--- INFORMATION PROVIDED ---
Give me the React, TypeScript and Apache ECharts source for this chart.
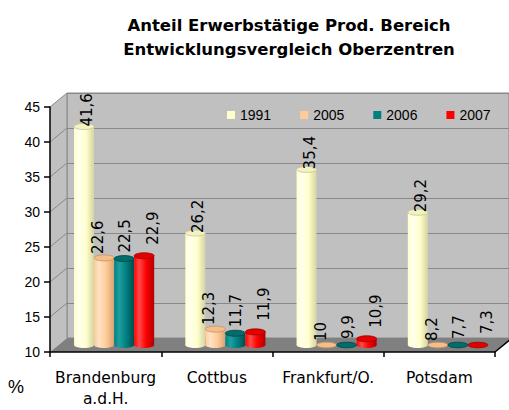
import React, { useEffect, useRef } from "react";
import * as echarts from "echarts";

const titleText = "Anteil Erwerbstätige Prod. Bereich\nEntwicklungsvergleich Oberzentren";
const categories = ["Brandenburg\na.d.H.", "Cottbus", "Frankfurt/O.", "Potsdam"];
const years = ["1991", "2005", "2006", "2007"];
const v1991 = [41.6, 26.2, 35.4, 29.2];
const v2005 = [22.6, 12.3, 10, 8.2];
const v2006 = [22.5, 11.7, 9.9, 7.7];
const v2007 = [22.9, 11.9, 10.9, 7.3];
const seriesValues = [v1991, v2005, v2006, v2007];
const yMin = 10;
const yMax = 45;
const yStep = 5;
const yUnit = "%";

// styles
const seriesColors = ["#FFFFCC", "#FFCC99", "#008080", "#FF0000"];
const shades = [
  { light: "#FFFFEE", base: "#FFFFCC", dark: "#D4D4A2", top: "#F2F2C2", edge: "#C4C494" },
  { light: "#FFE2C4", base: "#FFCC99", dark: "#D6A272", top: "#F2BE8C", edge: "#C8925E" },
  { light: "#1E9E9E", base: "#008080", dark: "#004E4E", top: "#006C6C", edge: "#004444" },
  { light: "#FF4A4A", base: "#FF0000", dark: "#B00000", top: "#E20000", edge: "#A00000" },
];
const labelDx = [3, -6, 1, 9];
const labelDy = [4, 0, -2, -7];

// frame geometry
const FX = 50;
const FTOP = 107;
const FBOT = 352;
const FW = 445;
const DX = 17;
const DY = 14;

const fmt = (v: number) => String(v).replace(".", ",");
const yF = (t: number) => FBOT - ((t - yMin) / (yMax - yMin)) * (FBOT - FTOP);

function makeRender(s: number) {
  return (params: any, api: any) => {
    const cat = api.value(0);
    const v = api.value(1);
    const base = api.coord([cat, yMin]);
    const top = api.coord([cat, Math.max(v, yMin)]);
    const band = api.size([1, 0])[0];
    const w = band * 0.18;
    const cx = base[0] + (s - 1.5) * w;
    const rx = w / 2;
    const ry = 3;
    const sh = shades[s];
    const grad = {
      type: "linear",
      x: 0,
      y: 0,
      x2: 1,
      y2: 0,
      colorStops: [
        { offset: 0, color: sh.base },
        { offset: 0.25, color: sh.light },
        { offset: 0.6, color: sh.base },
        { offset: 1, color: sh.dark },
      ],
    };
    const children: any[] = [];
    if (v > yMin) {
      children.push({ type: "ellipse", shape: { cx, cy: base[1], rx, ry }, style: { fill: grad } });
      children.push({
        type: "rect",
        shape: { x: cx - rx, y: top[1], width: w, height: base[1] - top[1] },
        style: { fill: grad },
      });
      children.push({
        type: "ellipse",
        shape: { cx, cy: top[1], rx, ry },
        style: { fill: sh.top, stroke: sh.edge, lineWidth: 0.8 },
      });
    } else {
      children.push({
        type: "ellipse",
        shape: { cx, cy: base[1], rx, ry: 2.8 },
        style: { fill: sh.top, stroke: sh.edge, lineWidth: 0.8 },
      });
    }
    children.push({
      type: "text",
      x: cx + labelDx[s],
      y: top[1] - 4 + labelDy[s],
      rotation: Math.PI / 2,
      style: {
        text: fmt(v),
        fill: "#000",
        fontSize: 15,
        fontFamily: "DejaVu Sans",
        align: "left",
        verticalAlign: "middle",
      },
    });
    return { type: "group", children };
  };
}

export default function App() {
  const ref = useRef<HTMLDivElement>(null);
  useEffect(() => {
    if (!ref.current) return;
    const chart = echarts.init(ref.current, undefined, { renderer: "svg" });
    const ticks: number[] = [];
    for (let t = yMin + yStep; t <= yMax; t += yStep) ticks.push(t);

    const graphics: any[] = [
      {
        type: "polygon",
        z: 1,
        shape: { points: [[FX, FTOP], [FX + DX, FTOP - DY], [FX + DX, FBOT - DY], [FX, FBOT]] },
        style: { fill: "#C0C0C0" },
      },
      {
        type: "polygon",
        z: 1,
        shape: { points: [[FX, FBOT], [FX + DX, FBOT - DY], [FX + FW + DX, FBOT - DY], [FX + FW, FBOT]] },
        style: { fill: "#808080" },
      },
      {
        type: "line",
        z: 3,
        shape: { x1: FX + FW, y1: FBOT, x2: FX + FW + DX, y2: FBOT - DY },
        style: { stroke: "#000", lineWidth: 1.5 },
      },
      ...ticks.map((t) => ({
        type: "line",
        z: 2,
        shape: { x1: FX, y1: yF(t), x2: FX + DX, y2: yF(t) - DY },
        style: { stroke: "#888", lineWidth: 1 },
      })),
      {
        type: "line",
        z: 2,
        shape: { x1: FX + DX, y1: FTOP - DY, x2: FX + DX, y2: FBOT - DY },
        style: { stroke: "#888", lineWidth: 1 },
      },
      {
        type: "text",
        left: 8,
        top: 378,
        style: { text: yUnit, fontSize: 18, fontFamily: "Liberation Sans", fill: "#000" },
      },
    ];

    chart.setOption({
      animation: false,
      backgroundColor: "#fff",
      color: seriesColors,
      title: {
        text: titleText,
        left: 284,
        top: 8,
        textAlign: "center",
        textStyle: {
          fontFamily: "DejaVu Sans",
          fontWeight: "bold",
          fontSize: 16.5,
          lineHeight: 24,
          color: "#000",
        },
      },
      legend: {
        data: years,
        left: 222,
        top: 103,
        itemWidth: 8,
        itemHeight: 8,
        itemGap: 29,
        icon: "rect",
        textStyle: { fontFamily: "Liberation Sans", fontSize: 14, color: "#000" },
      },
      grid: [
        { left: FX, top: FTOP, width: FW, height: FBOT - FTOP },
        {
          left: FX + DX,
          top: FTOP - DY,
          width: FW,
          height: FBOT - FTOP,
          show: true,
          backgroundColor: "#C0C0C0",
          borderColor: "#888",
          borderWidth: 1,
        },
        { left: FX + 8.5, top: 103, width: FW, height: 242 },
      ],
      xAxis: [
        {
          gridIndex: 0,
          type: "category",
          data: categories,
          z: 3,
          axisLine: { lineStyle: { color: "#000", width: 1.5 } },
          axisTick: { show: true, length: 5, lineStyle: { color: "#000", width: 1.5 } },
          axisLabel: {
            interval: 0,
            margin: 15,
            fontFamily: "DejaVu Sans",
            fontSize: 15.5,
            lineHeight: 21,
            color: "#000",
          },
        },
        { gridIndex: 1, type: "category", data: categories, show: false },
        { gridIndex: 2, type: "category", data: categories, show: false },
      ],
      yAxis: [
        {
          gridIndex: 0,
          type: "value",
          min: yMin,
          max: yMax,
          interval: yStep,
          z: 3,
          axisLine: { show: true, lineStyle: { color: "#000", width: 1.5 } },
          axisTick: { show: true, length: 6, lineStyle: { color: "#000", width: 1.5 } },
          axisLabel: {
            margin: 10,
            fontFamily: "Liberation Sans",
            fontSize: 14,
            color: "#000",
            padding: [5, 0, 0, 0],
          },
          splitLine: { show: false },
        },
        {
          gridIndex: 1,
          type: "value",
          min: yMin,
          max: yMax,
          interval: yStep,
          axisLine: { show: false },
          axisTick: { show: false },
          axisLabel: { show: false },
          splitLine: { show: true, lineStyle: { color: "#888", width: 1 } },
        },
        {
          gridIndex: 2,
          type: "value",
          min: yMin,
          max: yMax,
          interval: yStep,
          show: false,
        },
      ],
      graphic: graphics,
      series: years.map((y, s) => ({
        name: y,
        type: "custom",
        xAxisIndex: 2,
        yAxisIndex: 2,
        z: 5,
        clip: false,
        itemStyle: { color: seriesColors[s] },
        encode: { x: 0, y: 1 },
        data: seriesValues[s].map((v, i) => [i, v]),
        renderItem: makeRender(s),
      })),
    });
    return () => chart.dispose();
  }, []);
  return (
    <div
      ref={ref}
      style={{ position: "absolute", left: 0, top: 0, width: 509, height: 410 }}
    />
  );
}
---
■ PROMPT
Return nothing but the lines running from the start of the data to the line with "import * as", please, both ends included and no pictures.

■ RESPONSE TO THE TASK
Give me the React, TypeScript and Apache ECharts source for this chart.
import React, { useEffect, useRef } from "react";
import * as echarts from "echarts";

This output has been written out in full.